Task goal = Transcribe the material in full. Nothing should differ except that the pictures are left out.

Data shown =
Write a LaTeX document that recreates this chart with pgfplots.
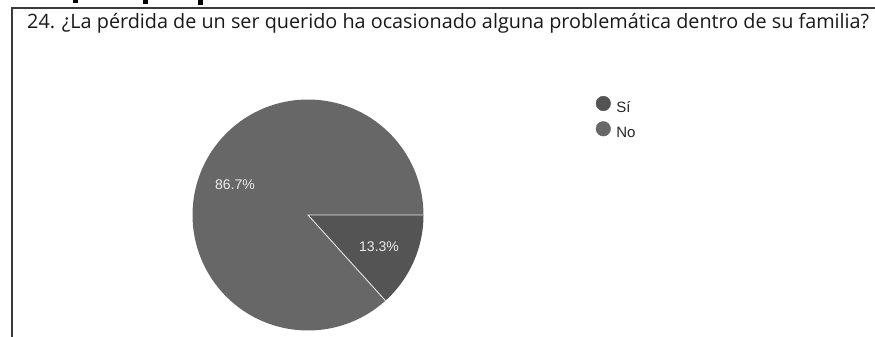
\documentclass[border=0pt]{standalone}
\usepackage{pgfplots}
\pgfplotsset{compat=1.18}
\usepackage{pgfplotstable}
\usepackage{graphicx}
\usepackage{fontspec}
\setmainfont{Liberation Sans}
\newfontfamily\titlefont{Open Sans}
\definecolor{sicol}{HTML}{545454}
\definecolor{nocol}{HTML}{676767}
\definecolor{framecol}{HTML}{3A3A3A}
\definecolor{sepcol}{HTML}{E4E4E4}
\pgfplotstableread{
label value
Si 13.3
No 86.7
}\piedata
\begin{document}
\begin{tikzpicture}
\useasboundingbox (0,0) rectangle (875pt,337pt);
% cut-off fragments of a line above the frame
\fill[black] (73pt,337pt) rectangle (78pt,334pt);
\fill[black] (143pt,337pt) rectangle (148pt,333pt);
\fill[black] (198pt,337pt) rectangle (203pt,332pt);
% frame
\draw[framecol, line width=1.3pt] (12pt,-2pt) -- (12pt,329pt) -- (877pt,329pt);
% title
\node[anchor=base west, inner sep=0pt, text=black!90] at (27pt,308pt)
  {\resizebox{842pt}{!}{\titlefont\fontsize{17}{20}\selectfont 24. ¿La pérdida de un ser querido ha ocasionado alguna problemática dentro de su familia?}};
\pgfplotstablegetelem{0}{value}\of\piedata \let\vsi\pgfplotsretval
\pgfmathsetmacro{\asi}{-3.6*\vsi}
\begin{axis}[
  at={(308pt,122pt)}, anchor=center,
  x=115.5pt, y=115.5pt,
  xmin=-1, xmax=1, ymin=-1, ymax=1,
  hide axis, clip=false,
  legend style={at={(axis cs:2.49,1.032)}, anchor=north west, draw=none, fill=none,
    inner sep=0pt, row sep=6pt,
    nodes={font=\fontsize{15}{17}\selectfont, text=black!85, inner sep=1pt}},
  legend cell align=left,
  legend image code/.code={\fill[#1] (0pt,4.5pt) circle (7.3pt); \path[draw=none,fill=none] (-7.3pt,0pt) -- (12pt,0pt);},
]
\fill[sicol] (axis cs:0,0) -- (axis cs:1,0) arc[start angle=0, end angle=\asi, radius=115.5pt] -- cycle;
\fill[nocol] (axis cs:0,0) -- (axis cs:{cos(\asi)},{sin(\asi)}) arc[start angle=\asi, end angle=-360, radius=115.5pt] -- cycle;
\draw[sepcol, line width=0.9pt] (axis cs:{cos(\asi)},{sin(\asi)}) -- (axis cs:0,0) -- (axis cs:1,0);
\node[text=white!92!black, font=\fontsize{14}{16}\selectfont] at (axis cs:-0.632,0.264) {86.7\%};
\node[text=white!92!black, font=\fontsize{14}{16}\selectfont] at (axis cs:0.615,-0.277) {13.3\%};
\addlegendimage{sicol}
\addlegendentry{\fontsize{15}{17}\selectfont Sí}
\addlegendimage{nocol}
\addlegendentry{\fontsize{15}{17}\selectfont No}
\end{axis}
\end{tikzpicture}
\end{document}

Answer for this exercise =
Write a LaTeX document that recreates this chart with pgfplots.
\documentclass[border=0pt]{standalone}
\usepackage{pgfplots}
\pgfplotsset{compat=1.18}
\usepackage{pgfplotstable}
\usepackage{graphicx}
\usepackage{fontspec}
\setmainfont{Liberation Sans}
\newfontfamily\titlefont{Open Sans}
\definecolor{sicol}{HTML}{545454}
\definecolor{nocol}{HTML}{676767}
\definecolor{framecol}{HTML}{3A3A3A}
\definecolor{sepcol}{HTML}{E4E4E4}
\pgfplotstableread{
label value
Si 13.3
No 86.7
}\piedata
\begin{document}
\begin{tikzpicture}
\useasboundingbox (0,0) rectangle (875pt,337pt);
% cut-off fragments of a line above the frame
\fill[black] (73pt,337pt) rectangle (78pt,334pt);
\fill[black] (143pt,337pt) rectangle (148pt,333pt);
\fill[black] (198pt,337pt) rectangle (203pt,332pt);
% frame
\draw[framecol, line width=1.3pt] (12pt,-2pt) -- (12pt,329pt) -- (877pt,329pt);
% title
\node[anchor=base west, inner sep=0pt, text=black!90] at (27pt,308pt)
  {\resizebox{842pt}{!}{\titlefont\fontsize{17}{20}\selectfont 24. ¿La pérdida de un ser querido ha ocasionado alguna problemática dentro de su familia?}};
\pgfplotstablegetelem{0}{value}\of\piedata \let\vsi\pgfplotsretval
\pgfmathsetmacro{\asi}{-3.6*\vsi}
\begin{axis}[
  at={(308pt,122pt)}, anchor=center,
  x=115.5pt, y=115.5pt,
  xmin=-1, xmax=1, ymin=-1, ymax=1,
  hide axis, clip=false,
  legend style={at={(axis cs:2.49,1.032)}, anchor=north west, draw=none, fill=none,
    inner sep=0pt, row sep=6pt,
    nodes={font=\fontsize{15}{17}\selectfont, text=black!85, inner sep=1pt}},
  legend cell align=left,
  legend image code/.code={\fill[#1] (0pt,4.5pt) circle (7.3pt); \path[draw=none,fill=none] (-7.3pt,0pt) -- (12pt,0pt);},
]
\fill[sicol] (axis cs:0,0) -- (axis cs:1,0) arc[start angle=0, end angle=\asi, radius=115.5pt] -- cycle;
\fill[nocol] (axis cs:0,0) -- (axis cs:{cos(\asi)},{sin(\asi)}) arc[start angle=\asi, end angle=-360, radius=115.5pt] -- cycle;
\draw[sepcol, line width=0.9pt] (axis cs:{cos(\asi)},{sin(\asi)}) -- (axis cs:0,0) -- (axis cs:1,0);
\node[text=white!92!black, font=\fontsize{14}{16}\selectfont] at (axis cs:-0.632,0.264) {86.7\%};
\node[text=white!92!black, font=\fontsize{14}{16}\selectfont] at (axis cs:0.615,-0.277) {13.3\%};
\addlegendimage{sicol}
\addlegendentry{\fontsize{15}{17}\selectfont Sí}
\addlegendimage{nocol}
\addlegendentry{\fontsize{15}{17}\selectfont No}
\end{axis}
\end{tikzpicture}
\end{document}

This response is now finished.